Before any unwanted decisions were taken, views about crime fighting would be heard via the internet or phone-ins. In the US, policing and prosecution strategies are a matter for local debate, visible on the internet or television, and this has led to vastly different attitudes to teenage drug abuse between, say, Massachusetts and Alabama. This could easily translate to Britain: those living in areas of high youth crime could call for highly visible community punishments, so youths were influenced not to get involved by seeing their peers sweeping the streets or cleaning up the river.
Public input would be much more immediate and direct rather than having to rely on whatever influence they could exert on national politicians. People could boot out a justice commissioner who failed to achieve results or followed an unpopular crime-fighting strategy, without having to subscribe to a candidate's policies on healthcare, education and park-keeping.
The creation of justice commissioners would also allow for greater separation of national and local policing. As Andy Hayman, former Assistant Commissioner for Special Operations at the Metropolitan Police, has pointed out, if everyone is competing to give their view on drunken teenagers in Liverpool or vandalism in Luton, terrorism and serious crime do not get the attention they deserve.
A national bureau of investigation would fix this problem. It would have an operational police force to deal with serious national crime and would also be responsible for high security prisons and offenders.
The Home Secretary would therefore have a mandate for only national and strategic issues, instead of dividing time between Asbos and al-Qaeda.

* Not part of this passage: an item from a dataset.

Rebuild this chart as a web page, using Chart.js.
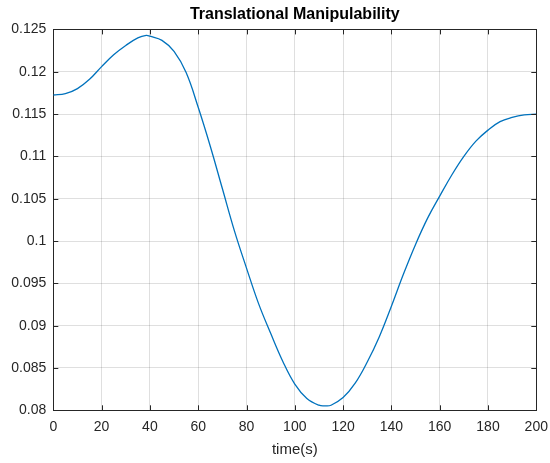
<!DOCTYPE html>
<html>
<head>
<meta charset="utf-8">
<title>Translational Manipulability</title>
<script src="https://cdn.jsdelivr.net/npm/chart.js@4"></script>
<style>
  html, body { margin: 0; padding: 0; background: #fff; }
  #wrap { width: 550px; height: 463px; }
</style>
</head>
<body>
<div id="wrap"><canvas id="myChart" width="550" height="463"></canvas></div>
<script>
// time samples (s) and manipulability
var times = [0, 5, 10, 15, 20, 25, 30, 35, 38.5, 40, 45, 50, 55, 60, 65, 70, 75, 80, 85, 90,
             95, 100, 105, 110, 112.5, 115, 120, 125, 130, 135, 140, 145, 150, 155, 160,
             165, 170, 175, 180, 185, 190, 195, 200];
var manip = [0.11725, 0.1174, 0.1180, 0.1191, 0.1206, 0.1220, 0.1231, 0.1240, 0.1243, 0.1242, 0.1237, 0.1224, 0.1199, 0.1158, 0.1112, 0.1062, 0.1012, 0.0968, 0.0926, 0.0891,
             0.0858, 0.0831, 0.0814, 0.0806, 0.08053, 0.0806, 0.0815, 0.0832, 0.0857, 0.0887, 0.0923, 0.0961, 0.0996, 0.1027, 0.1053,
             0.1078, 0.1100, 0.1118, 0.1131, 0.1141, 0.1146, 0.1149, 0.1150];

var xTicks = [0, 20, 40, 60, 80, 100, 120, 140, 160, 180, 200];
var yTicks = [0.08, 0.085, 0.09, 0.095, 0.1, 0.105, 0.11, 0.115, 0.12, 0.125];

var axisColor = '#262626';
var gridColor = 'rgba(38,38,38,0.15)';

Chart.defaults.font.family = "'Liberation Sans', Arial, sans-serif";
Chart.defaults.color = axisColor;

// MATLAB style ticks that point into the axes
var innerTicks = {
  id: 'innerTicks',
  afterDatasetsDraw: function(chart) {
    var a = chart.chartArea, ctx = chart.ctx, len = 5;
    var xs = chart.scales.x, ys = chart.scales.y;
    ctx.save();
    ctx.strokeStyle = axisColor;
    ctx.lineWidth = 1;
    ctx.beginPath();
    xTicks.forEach(function(v) {
      var px = Math.round(xs.getPixelForValue(v)) + 0.5;
      ctx.moveTo(px, a.bottom); ctx.lineTo(px, a.bottom - len);
      ctx.moveTo(px, a.top); ctx.lineTo(px, a.top + len);
    });
    yTicks.forEach(function(v) {
      var py = Math.round(ys.getPixelForValue(v)) + 0.5;
      ctx.moveTo(a.left, py); ctx.lineTo(a.left + len, py);
      ctx.moveTo(a.right, py); ctx.lineTo(a.right - len, py);
    });
    ctx.stroke();
    ctx.restore();
  }
};

function noSidePad(s) { s.paddingLeft = 0; s.paddingRight = 0; }

var ctx = document.getElementById('myChart').getContext('2d');
var chart = new Chart(ctx, {
  type: 'line',
  data: {
    datasets: [{
      data: times.map(function(t, i) { return {x: t, y: manip[i]}; }),
      borderColor: '#0072BD',
      borderWidth: 1.3,
      pointRadius: 0,
      tension: 0.4,
      fill: false
    }]
  },
  options: {
    responsive: false,
    animation: false,
    layout: { padding: 0 },
    plugins: { legend: { display: false }, tooltip: { enabled: false } },
    scales: {
      x: {
        type: 'linear', position: 'bottom', min: 0, max: 200,
        afterBuildTicks: function(s) { s.ticks = xTicks.map(function(v) { return {value: v}; }); },
        afterFit: function(s) { s.height = 52.7; noSidePad(s); },
        ticks: { font: { size: 14 }, padding: 8, maxRotation: 0, color: axisColor },
        grid: { color: gridColor, drawTicks: false },
        border: { color: axisColor, width: 1 },
        title: { display: true, text: 'time(s)', font: { size: 15 }, color: axisColor, padding: { top: 0, bottom: 4 } }
      },
      xTop: {
        type: 'linear', position: 'top', min: 0, max: 200,
        afterFit: function(s) { s.height = 29.4; noSidePad(s); },
        ticks: { display: false },
        grid: { drawOnChartArea: false, drawTicks: false },
        border: { color: axisColor, width: 1 },
        title: { display: true, text: 'Translational Manipulability', font: { size: 16, weight: 'bold' }, color: '#000', padding: { top: 5, bottom: 0 } }
      },
      y: {
        type: 'linear', position: 'left', min: 0.08, max: 0.125,
        afterBuildTicks: function(s) { s.ticks = yTicks.map(function(v) { return {value: v}; }); },
        afterFit: function(s) { s.width = 53.3; },
        ticks: {
          font: { size: 14 }, padding: 7, color: axisColor,
          callback: function(v) { return String(Number(v.toFixed(3))); }
        },
        grid: { color: gridColor, drawTicks: false },
        border: { color: axisColor, width: 1 }
      },
      yRight: {
        type: 'linear', position: 'right', min: 0.08, max: 0.125,
        afterFit: function(s) { s.width = 13.7; },
        ticks: { display: false },
        grid: { drawOnChartArea: false, drawTicks: false },
        border: { color: axisColor, width: 1 }
      }
    }
  },
  plugins: [innerTicks]
});
</script>
</body>
</html>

We need a police service that operates in the interests of the people rather than the squabbling ranks of senior officers. Separating the national and local roles is critical to this, as it would ensure the public has a direct, immediate relationship with local police, whilst national security can be given the attention it deserves. It would mean that rank-and-file police officers would once again feel connected to the public, not part of a complex, political hierarchy. It would make the police "our police service".